_Given request_.
Both the line containing "Give me the TikZ source for this diagram." and the line containing "(cr2) -- (tipR);" belong in the copy, as do all lines between them, copied exactly; pictures do not.
_____
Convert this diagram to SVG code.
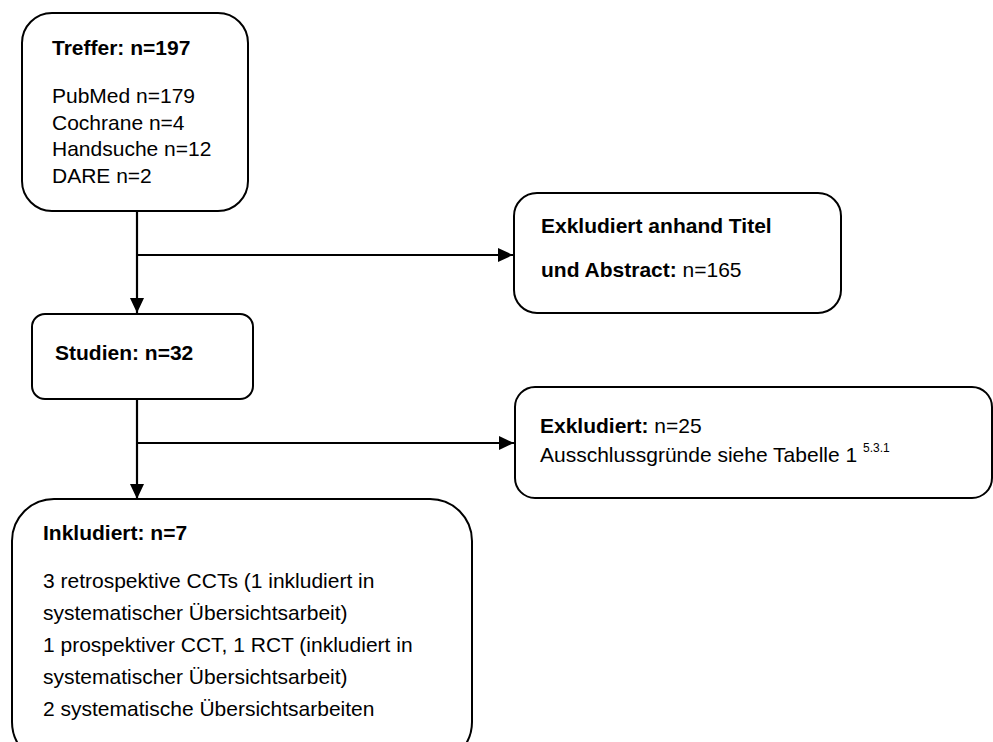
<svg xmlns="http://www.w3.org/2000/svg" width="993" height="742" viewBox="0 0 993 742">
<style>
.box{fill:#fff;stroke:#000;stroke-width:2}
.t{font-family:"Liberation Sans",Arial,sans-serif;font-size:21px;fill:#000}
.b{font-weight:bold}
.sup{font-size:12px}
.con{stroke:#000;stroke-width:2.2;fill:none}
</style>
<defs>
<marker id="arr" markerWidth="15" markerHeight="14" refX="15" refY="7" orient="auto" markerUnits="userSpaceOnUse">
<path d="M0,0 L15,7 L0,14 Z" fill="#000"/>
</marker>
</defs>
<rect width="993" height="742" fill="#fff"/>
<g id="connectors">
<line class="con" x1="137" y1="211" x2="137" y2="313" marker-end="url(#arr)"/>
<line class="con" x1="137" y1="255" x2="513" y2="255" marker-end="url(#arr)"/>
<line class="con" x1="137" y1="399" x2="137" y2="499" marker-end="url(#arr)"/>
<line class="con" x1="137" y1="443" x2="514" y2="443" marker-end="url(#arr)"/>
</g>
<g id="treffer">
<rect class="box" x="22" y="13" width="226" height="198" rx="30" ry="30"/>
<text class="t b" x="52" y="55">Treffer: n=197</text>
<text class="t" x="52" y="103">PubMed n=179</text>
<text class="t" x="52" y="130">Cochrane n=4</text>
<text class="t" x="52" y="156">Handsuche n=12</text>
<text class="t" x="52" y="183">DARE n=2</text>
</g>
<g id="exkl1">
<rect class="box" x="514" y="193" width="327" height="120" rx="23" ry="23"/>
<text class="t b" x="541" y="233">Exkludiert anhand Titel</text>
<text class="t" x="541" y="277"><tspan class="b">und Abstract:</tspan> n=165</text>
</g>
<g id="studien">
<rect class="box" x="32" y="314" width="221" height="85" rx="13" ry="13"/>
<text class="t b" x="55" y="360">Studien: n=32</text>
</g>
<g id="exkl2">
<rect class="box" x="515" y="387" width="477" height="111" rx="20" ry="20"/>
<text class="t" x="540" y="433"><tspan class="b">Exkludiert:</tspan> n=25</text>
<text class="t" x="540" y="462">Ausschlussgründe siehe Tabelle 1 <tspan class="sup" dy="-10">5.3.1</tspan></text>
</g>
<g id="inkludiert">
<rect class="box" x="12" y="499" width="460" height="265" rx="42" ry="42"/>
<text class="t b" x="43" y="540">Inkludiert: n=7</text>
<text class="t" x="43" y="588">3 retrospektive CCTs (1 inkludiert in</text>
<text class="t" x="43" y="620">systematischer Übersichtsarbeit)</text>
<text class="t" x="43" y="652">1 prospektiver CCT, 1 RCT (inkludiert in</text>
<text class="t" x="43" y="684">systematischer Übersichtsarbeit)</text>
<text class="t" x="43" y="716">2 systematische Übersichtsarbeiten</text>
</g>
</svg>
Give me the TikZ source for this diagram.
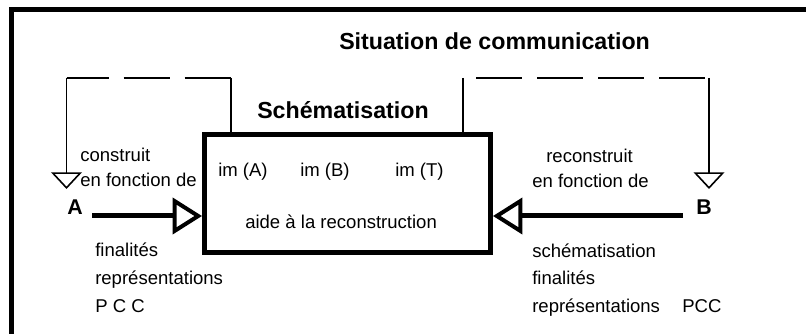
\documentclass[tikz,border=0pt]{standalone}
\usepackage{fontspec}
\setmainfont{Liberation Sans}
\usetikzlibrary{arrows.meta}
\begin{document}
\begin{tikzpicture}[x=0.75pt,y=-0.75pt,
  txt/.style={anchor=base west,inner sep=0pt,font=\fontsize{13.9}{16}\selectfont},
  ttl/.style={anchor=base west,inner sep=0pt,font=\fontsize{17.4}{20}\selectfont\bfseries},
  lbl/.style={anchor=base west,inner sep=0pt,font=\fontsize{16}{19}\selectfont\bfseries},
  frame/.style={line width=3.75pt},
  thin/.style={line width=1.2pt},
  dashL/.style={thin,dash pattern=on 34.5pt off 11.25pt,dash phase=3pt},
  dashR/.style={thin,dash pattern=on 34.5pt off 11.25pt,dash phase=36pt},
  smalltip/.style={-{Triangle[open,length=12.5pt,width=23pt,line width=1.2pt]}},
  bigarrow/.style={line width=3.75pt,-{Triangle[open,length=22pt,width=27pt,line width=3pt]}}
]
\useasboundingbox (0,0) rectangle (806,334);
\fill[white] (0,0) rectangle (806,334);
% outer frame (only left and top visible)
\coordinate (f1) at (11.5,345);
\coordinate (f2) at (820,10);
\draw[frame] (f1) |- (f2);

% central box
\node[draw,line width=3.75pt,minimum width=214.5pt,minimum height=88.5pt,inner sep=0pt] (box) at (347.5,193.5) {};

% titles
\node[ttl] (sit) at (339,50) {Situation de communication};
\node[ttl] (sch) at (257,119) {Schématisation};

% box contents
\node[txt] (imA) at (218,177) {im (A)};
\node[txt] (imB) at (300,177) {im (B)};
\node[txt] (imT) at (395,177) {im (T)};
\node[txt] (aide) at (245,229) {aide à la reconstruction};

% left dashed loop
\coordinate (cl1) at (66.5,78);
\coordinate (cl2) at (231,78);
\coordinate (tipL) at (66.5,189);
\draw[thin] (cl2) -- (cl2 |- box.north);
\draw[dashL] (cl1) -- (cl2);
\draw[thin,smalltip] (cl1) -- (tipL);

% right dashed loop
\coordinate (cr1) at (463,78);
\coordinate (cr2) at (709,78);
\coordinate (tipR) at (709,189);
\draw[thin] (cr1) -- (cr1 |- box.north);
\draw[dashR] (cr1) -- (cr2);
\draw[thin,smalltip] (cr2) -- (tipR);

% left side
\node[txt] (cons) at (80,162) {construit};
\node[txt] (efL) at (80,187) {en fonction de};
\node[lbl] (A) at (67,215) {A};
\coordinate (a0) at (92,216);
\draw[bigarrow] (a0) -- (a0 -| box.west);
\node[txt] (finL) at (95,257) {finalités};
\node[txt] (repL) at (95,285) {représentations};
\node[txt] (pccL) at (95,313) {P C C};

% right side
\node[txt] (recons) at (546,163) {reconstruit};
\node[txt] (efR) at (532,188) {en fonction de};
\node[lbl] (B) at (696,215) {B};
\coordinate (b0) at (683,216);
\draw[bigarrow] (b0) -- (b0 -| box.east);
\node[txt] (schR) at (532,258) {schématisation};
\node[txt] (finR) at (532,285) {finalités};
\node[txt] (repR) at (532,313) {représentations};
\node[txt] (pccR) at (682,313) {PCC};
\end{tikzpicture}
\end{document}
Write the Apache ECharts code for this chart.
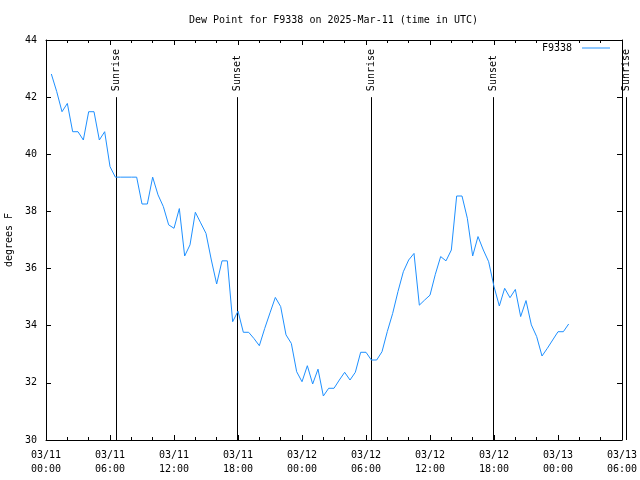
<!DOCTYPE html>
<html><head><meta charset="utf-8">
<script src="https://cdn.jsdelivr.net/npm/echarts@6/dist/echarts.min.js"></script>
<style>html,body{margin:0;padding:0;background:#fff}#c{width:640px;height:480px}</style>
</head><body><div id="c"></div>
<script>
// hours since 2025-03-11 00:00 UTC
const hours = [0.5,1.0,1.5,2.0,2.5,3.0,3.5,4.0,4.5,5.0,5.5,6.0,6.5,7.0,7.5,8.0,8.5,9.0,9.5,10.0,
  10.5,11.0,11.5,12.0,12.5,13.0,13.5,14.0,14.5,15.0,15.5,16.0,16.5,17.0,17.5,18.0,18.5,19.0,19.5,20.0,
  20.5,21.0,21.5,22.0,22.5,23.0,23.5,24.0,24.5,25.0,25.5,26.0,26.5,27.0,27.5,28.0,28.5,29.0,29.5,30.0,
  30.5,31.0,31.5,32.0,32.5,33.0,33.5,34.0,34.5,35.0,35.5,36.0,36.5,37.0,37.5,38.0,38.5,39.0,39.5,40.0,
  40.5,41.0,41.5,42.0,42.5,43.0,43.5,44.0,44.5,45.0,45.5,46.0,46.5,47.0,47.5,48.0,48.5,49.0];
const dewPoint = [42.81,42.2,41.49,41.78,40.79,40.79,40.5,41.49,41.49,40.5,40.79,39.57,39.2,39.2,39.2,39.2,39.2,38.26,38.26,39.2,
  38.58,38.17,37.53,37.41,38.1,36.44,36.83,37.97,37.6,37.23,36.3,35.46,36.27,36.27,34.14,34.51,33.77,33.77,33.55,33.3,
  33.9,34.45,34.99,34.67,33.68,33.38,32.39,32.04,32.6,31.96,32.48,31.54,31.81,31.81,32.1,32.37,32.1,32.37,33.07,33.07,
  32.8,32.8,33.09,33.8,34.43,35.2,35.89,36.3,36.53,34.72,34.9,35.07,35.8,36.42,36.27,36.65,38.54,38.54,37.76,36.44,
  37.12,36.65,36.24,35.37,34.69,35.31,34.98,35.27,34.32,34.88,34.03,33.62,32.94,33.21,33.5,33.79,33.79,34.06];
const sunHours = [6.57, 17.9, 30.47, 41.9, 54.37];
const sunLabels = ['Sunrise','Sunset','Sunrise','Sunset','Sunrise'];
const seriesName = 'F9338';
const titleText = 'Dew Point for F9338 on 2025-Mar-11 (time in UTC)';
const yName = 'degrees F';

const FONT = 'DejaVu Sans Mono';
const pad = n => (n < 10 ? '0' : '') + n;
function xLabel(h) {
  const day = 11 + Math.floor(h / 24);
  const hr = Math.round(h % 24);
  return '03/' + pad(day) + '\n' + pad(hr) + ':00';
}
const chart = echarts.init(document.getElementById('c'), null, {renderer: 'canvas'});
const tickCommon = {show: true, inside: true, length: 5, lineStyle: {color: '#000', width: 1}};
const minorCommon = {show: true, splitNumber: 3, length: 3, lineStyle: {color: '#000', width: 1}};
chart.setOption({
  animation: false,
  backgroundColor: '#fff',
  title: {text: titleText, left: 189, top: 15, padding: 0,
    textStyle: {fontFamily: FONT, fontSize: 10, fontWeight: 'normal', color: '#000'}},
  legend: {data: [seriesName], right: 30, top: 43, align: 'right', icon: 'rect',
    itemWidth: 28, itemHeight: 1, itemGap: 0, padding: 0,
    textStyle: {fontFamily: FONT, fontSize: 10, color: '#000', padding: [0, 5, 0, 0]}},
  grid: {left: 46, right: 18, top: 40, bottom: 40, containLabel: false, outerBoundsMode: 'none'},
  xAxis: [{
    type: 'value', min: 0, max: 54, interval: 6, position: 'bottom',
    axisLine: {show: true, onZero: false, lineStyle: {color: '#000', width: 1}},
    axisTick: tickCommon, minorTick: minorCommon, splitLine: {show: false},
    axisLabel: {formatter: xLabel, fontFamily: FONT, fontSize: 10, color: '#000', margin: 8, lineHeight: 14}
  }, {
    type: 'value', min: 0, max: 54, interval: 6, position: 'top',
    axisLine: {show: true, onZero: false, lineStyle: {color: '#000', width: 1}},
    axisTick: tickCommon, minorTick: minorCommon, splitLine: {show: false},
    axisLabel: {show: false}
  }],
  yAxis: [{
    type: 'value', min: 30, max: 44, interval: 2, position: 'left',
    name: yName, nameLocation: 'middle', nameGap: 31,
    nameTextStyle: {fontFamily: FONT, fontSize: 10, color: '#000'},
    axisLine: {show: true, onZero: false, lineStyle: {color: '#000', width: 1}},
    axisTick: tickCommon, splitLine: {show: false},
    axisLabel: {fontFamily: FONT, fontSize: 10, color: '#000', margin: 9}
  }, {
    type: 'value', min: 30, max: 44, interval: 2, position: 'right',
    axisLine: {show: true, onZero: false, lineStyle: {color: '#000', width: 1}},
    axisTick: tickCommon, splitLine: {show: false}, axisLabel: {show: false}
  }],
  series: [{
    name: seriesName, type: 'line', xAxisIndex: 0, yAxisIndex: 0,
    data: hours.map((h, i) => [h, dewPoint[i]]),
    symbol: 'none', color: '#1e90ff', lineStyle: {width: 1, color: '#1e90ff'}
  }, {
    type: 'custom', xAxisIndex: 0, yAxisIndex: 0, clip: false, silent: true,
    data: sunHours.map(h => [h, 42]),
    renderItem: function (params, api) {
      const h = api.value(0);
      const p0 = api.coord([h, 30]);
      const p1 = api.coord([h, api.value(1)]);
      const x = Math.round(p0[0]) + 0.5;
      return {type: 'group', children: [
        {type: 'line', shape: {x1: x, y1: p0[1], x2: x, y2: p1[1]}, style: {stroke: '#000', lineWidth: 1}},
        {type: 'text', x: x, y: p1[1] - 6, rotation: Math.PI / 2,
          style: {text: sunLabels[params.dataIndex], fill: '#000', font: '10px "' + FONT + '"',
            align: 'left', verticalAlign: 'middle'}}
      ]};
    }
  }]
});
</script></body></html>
_____
_Answer below_.
Give me the TikZ source for this diagram.
\documentclass[tikz,border=0pt]{standalone}
\usepackage{fontspec}
\setmainfont{Liberation Sans}
\usetikzlibrary{arrows.meta}
\begin{document}
\begin{tikzpicture}[x=0.75pt,y=-0.75pt,
  txt/.style={anchor=base west,inner sep=0pt,font=\fontsize{13.9}{16}\selectfont},
  ttl/.style={anchor=base west,inner sep=0pt,font=\fontsize{17.4}{20}\selectfont\bfseries},
  lbl/.style={anchor=base west,inner sep=0pt,font=\fontsize{16}{19}\selectfont\bfseries},
  frame/.style={line width=3.75pt},
  thin/.style={line width=1.2pt},
  dashL/.style={thin,dash pattern=on 34.5pt off 11.25pt,dash phase=3pt},
  dashR/.style={thin,dash pattern=on 34.5pt off 11.25pt,dash phase=36pt},
  smalltip/.style={-{Triangle[open,length=12.5pt,width=23pt,line width=1.2pt]}},
  bigarrow/.style={line width=3.75pt,-{Triangle[open,length=22pt,width=27pt,line width=3pt]}}
]
\useasboundingbox (0,0) rectangle (806,334);
\fill[white] (0,0) rectangle (806,334);
% outer frame (only left and top visible)
\coordinate (f1) at (11.5,345);
\coordinate (f2) at (820,10);
\draw[frame] (f1) |- (f2);

% central box
\node[draw,line width=3.75pt,minimum width=214.5pt,minimum height=88.5pt,inner sep=0pt] (box) at (347.5,193.5) {};

% titles
\node[ttl] (sit) at (339,50) {Situation de communication};
\node[ttl] (sch) at (257,119) {Schématisation};

% box contents
\node[txt] (imA) at (218,177) {im (A)};
\node[txt] (imB) at (300,177) {im (B)};
\node[txt] (imT) at (395,177) {im (T)};
\node[txt] (aide) at (245,229) {aide à la reconstruction};

% left dashed loop
\coordinate (cl1) at (66.5,78);
\coordinate (cl2) at (231,78);
\coordinate (tipL) at (66.5,189);
\draw[thin] (cl2) -- (cl2 |- box.north);
\draw[dashL] (cl1) -- (cl2);
\draw[thin,smalltip] (cl1) -- (tipL);

% right dashed loop
\coordinate (cr1) at (463,78);
\coordinate (cr2) at (709,78);
\coordinate (tipR) at (709,189);
\draw[thin] (cr1) -- (cr1 |- box.north);
\draw[dashR] (cr1) -- (cr2);
\draw[thin,smalltip] (cr2) -- (tipR);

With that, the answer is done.